首都圏地震、朝の交通網に混乱 「いつ駅に入れるのか」
7日夜に発生した千葉県北西部を震源とする地震は、都市部の交通網を直撃した。各地の駅ではタクシー待ちの行列ができ、帰宅を諦めて周辺で夜を明かした人も。8日朝も一部で運休や遅延が続き、通勤客らがあふれた。東京23区で震度5強以上を観測したのは東日本大震災以来10年ぶり。大きな揺れは再び首都圏のインフラの脆弱性を浮き彫りにした。

JR川口駅(埼玉県川口市)では8日朝、周辺のロータリーや歩道橋にまで人があふれかえった。JR東日本によると、京浜東北線などの遅れによりホームに人が滞留し、断続的に入場規制をしたという。

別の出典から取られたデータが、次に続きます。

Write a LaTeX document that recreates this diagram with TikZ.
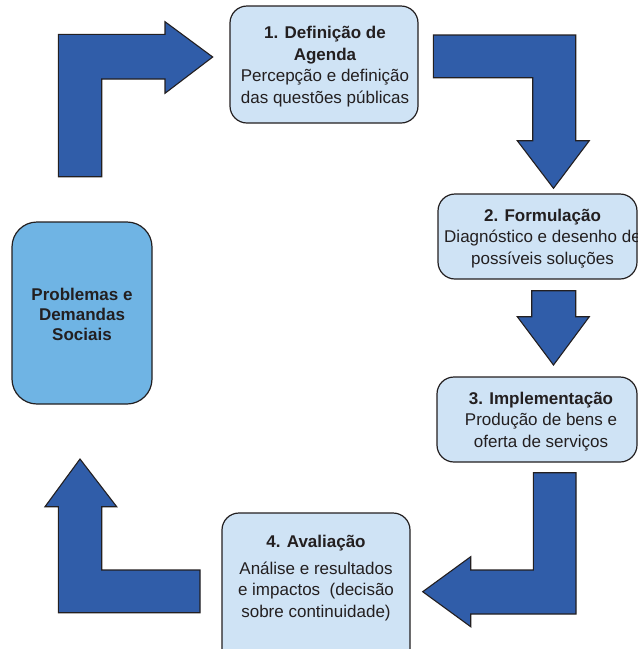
\documentclass[tikz,border=0pt]{standalone}
\usepackage{fontspec}
\setmainfont{Liberation Sans}
\definecolor{arrowblue}{HTML}{305DA9}
\definecolor{lightbox}{HTML}{CFE3F5}
\definecolor{midbox}{HTML}{6FB4E4}
\definecolor{ink}{HTML}{231F20}
\tikzset{
  blockarrow/.style={fill=arrowblue, draw=ink, line width=1.1pt, line join=miter},
  stagebox/.style={fill=lightbox, draw=ink, line width=1.2pt, rounded corners=17pt, inner sep=0pt},
  txt/.style={text=ink, align=center, font=\fontsize{17}{21.5}\selectfont, inner sep=0pt},
}
\begin{document}
\begin{tikzpicture}[x=1pt,y=-1pt]
\useasboundingbox (0,0) rectangle (638,649);
\clip (0,0) rectangle (638,649);
% boxes
\node[stagebox, minimum width=188pt, minimum height=117pt] (b1) at (324,64.5) {};
\node[stagebox, minimum width=199pt, minimum height=85pt] (b2) at (537.5,236.5) {};
\node[stagebox, minimum width=200pt, minimum height=85pt] (b3) at (537,419.5) {};
\node[stagebox, minimum width=188pt, minimum height=167pt] (b4) at (316,596.5) {};
\node[stagebox, fill=midbox, rounded corners=25pt, minimum width=140pt, minimum height=182pt] (b0) at (82,313) {};
% texts
\node[txt] (t1) at (325,66.5) {\textbf{1. Definição de}\\\textbf{Agenda}\\Percepção e definição\\das questões públicas};
\node[txt] (t2) at (542.5,238.5) {\textbf{2. Formulação}\\Diagnóstico e desenho de\\possíveis soluções};
\node[txt] (t3) at (541,421.5) {\textbf{3. Implementação}\\Produção de bens e\\oferta de serviços};
\node[txt] (t4) at (316,578) {\textbf{4. Avaliação}\\[5pt]Análise e resultados\\e impactos\ \ (decisão\\sobre continuidade)};
\node[txt, font=\fontsize{17}{20}\selectfont] (t0) at (82,314.5) {\textbf{Problemas e}\\\textbf{Demandas}\\\textbf{Sociais}};
% block arrows
\draw[blockarrow] (58.3,176.7) -- (58.3,34.3) -- (165,34.3) -- (165,21.7) -- (212.7,57) -- (165,93.3) -- (165,79) -- (101.7,79) -- (101.7,176.7) -- cycle;
\draw[blockarrow] (433.3,35) -- (575.7,35) -- (575.7,140.7) -- (589.3,140.7) -- (553.5,188.3) -- (517.3,140.7) -- (532.7,140.7) -- (532.7,77.7) -- (433.3,77.7) -- cycle;
\draw[blockarrow] (531.7,290.7) -- (575.7,290.7) -- (575.7,316.7) -- (589.3,316.7) -- (553.5,365) -- (517.3,316.7) -- (531.7,316.7) -- cycle;
\draw[blockarrow] (533.3,472.7) -- (576,472.7) -- (576,614) -- (470.7,614) -- (470.7,626.7) -- (422.7,591.7) -- (470.7,556.7) -- (470.7,570) -- (533.3,570) -- cycle;
\draw[blockarrow] (80,459) -- (116.7,506.7) -- (101.7,506.7) -- (101.7,570) -- (200,570) -- (200,612.7) -- (58.3,612.7) -- (58.3,506.7) -- (45,506.7) -- cycle;
\end{tikzpicture}
\end{document}
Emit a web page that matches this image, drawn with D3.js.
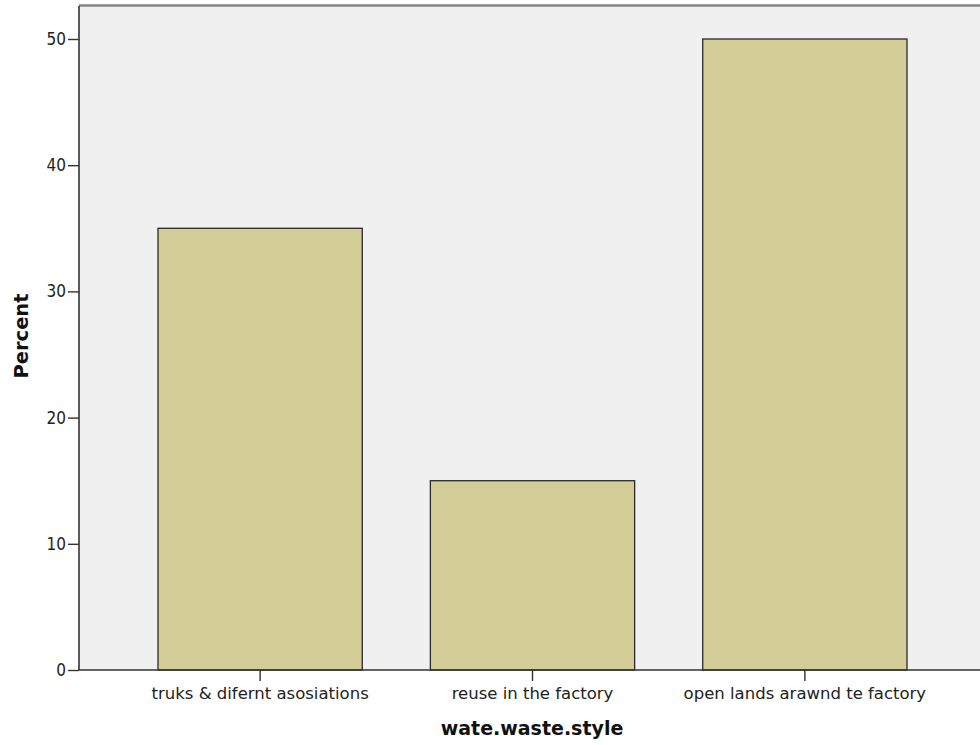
<!DOCTYPE html>
<html><head><meta charset="utf-8">
<script src="https://cdn.jsdelivr.net/npm/d3@7"></script>
<style>body{margin:0;background:#fff}svg{display:block}</style>
</head><body>
<script>
const categories = ["truks & difernt asosiations", "reuse in the factory", "open lands arawnd te factory"];
const values = [35, 15, 50];
const yTicks = [0, 10, 20, 30, 40, 50];
const xTitle = "wate.waste.style";
const yTitle = "Percent";

const W = 980, H = 745;
const svg = d3.select("body").append("svg").attr("width", W).attr("height", H);
const plot = {left: 79, top: 6, right: 980, bottom: 670};

svg.append("rect").attr("x", plot.left).attr("y", plot.top)
  .attr("width", plot.right - plot.left).attr("height", plot.bottom - plot.top)
  .attr("fill", "#f0f0f0");
svg.append("line").attr("x1", plot.left).attr("x2", plot.right).attr("y1", plot.top - 0.5).attr("y2", plot.top - 0.5)
  .attr("stroke", "#848484").attr("stroke-width", 2.5);

const x = d3.scaleBand().domain(categories).range([158, 907]).paddingInner(0.25).paddingOuter(0);
const y = d3.scaleLinear().domain([0, 50]).range([670, 39]);

svg.selectAll("rect.bar").data(categories).join("rect").attr("class", "bar")
  .attr("x", d => x(d)).attr("width", x.bandwidth())
  .attr("y", (d, i) => y(values[i])).attr("height", (d, i) => y(0) - y(values[i]))
  .attr("fill", "#d3cd98").attr("stroke", "#2a2a2a").attr("stroke-width", 1.3);

const font = "'DejaVu Sans', sans-serif";
const yAxis = svg.append("g").attr("transform", `translate(${plot.left},0)`)
  .call(d3.axisLeft(y).tickValues(yTicks).tickSize(11).tickPadding(2).tickFormat(d3.format("d")));
yAxis.select(".domain").attr("d", `M0,${plot.top}V${plot.bottom}`).attr("stroke", "#333").attr("stroke-width", 1.6);
yAxis.selectAll(".tick line").attr("stroke", "#333").attr("stroke-width", 1.4);
yAxis.selectAll("text").attr("font-family", "'DejaVu Sans Condensed', 'DejaVu Sans', sans-serif")
  .attr("font-size", 17).attr("fill", "#222");

const xAxis = svg.append("g").attr("transform", `translate(0,${plot.bottom})`)
  .call(d3.axisBottom(x).tickSize(11).tickPadding(6));
xAxis.select(".domain").attr("d", `M${plot.left},0H${plot.right}`).attr("stroke", "#333").attr("stroke-width", 1.6);
xAxis.selectAll(".tick line").attr("stroke", "#333").attr("stroke-width", 1.4);
xAxis.selectAll("text").attr("font-family", font).attr("font-size", 16.5).attr("fill", "#222");

svg.append("text").attr("x", 532).attr("y", 735).attr("text-anchor", "middle")
  .attr("font-family", font).attr("font-weight", "bold").attr("font-size", 19).attr("fill", "#111").text(xTitle);
svg.append("text").attr("transform", "translate(28,336) rotate(-90)").attr("text-anchor", "middle")
  .attr("font-family", font).attr("font-weight", "bold").attr("font-size", 19.5).attr("fill", "#111").text(yTitle);
</script>
</body></html>
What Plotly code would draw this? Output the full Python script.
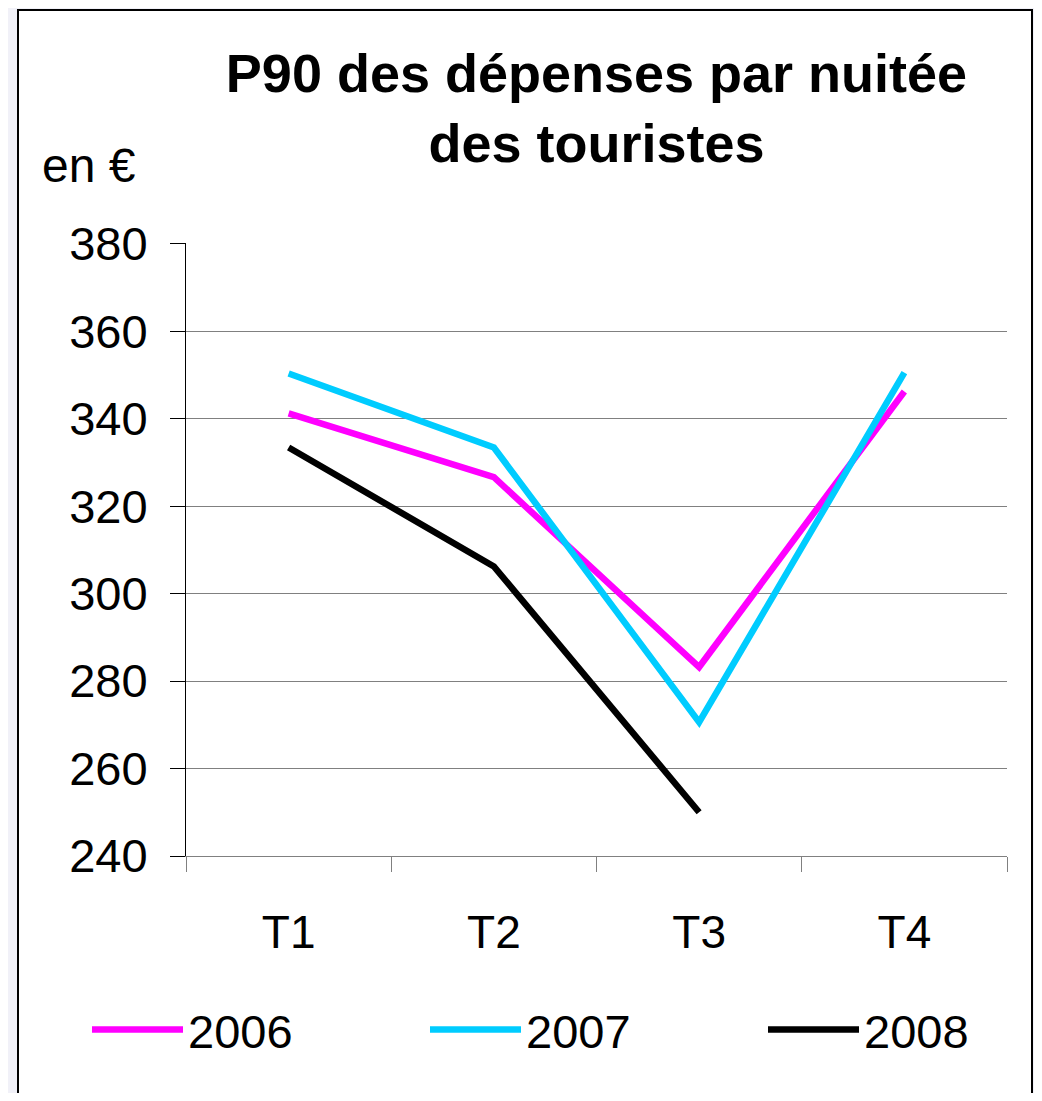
import plotly.graph_objects as go

categories = ["T1", "T2", "T3", "T4"]
series_names = ["2006", "2007", "2008"]
values_2006 = [341.2, 326.6, 283.2, 346.2]
values_2007 = [350.3, 333.4, 270.6, 350.5]
values_2008 = [333.4, 306.2, 250.0, None]
colors = ["#FF00FF", "#00CCFF", "#000000"]
y_ticks = [240, 260, 280, 300, 320, 340, 360, 380]

FONT = "Liberation Sans, Arial, sans-serif"

legend_entry_widths = [232, 232, 110]

fig = go.Figure()
for name, vals, col, lw in zip(series_names, [values_2006, values_2007, values_2008],
                               colors, legend_entry_widths):
    fig.add_trace(go.Scatter(x=categories, y=vals, name=name, mode="lines",
                             line=dict(color=col, width=6.5), legendwidth=lw))

OFF = 8  # page body margin
W, H = 1042 - 2 * OFF, 1101 - 2 * OFF
L = 186 - OFF
T = 243 - OFF
R = W - (1007 - OFF)
B = H - (856 - OFF)
pw = W - L - R
ph = H - T - B

def px(xr):
    return (xr - OFF - L) / pw

def py(yr):
    return (H - B - (yr - OFF)) / ph

fig.update_layout(
    width=W, height=H,
    margin=dict(l=L, r=R, t=T, b=B, autoexpand=False),
    paper_bgcolor="#f1f1f8",
    plot_bgcolor="rgba(0,0,0,0)",
    font=dict(family=FONT, size=46, color="black"),
    title=dict(text="<b>P90 des dépenses par nuitée<br>des touristes</b>",
               font=dict(family=FONT, size=54, color="black"),
               x=0.5, xref="paper", xanchor="center",
               y=1 - 84 / H, yref="container", yanchor="top"),
    showlegend=True,
    legend=dict(orientation="h", x=px(87), xanchor="left", y=py(1030), yanchor="middle",
                font=dict(family=FONT, size=47), itemwidth=91,
                bgcolor="rgba(0,0,0,0)", traceorder="normal"),
    xaxis=dict(type="category", range=[-0.5, 3.5], showgrid=False,
               showline=True, linecolor="#808080", linewidth=1,
               ticks="outside", tickson="boundaries", ticklen=15, tickcolor="#808080",
               tickfont=dict(size=46), ticklabelstandoff=36, fixedrange=True),
    yaxis=dict(range=[240, 380.15], tickvals=y_ticks, showgrid=True, gridcolor="#808080",
               gridwidth=1, showline=True, linecolor="black", linewidth=1,
               ticks="outside", ticklen=15, tickcolor="black",
               tickfont=dict(size=47), ticklabelstandoff=13, zeroline=False, fixedrange=True),
    shapes=[dict(type="rect", xref="paper", yref="paper", layer="below",
                 x0=px(18), x1=px(1032), y0=py(1110), y1=py(10),
                 fillcolor="white", line=dict(color="black", width=2))],
    annotations=[dict(text="en €", xref="paper", yref="paper", x=px(40), y=py(166),
                      xanchor="left", yanchor="middle", showarrow=False,
                      font=dict(family=FONT, size=48, color="black"))],
)

fig.write_html("out.html")
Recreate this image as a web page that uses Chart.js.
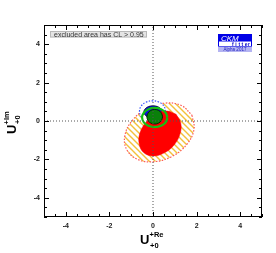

「こんな状況は経験したことがない。いつになったら駅に入れるのか」。午前9時半すぎ、東京都内のメーカーに勤める同市の20代の女性会社員は困惑した様子で語った。1時間以上、列に並んでいるが「50メートルくらいしか進んでいない」とこぼす。
自宅ではリアルタイムの運行情報が得られず、駅に着いて初めて入場規制を知った。「行列の後ろの方には駅員のアナウンスも聞こえない。もっと情報発信の仕方を考えてほしい」と苦言を呈した。

急停車の際に車両の脱輪がおきた日暮里・舎人ライナー。舎人公園駅(東京・足立)近くでは8日朝、傾いた車体がそのままの状態で残されていた。同駅の入り口にはシャッターが下ろされ、入り口前で引き返す通勤客らの姿もみられた。
足立区の20代の男性会社員は「出社時間には間に合いそうにない。どうしたらいいのか」とため息をつき、2キロほど離れた別の駅に足早に向かった。同駅から日暮里方面に向かうバス停には午前7時半ごろ、20人ほどが並んでいた。
千葉県松戸市の20代の男性会社員は、東京都千代田区内の会社で一晩を明かし、午前7時ごろ、ようやくの帰宅の途についた。「電車が止まっていて途方に暮れた。ひとまず家族の無事は確認できていたので、会社に戻ることにした」
男性は地震直後の7日午後11時ごろ、仕事を終えて東京メトロ千代田線に乗ったが、北千住駅(東京・足立)で足止めされた。再び会社に戻り、仮眠室で20人以上と一緒に過ごしたという。「タクシーで帰るにも遠すぎて難しかった。早く家でゆっくり休みたい」と疲れた様子だった。
一時停電が発生したJR品川駅(東京・港)。8日午前1時すぎ、タクシー乗り場では80人以上が列をつくっていた。
横浜市の勤務先からの帰宅途中の電車内で地震にあった東京都練馬区の30代の女性会社員は「やっとのことで駅に着いたら停電しているし、構内は満員電車のようだった」とため息。タクシーで帰ると決めたものの「1時間近く待たされた上、お金も1万円以上かかる。ふんだりけったり」と話した。
港区によると、同駅にとどまっている人が多かったことから、午前3時半ごろに周辺の公共施設を一時滞在用に開放し、7人を受け入れた。午前6時前には全員が帰宅したため、閉鎖した。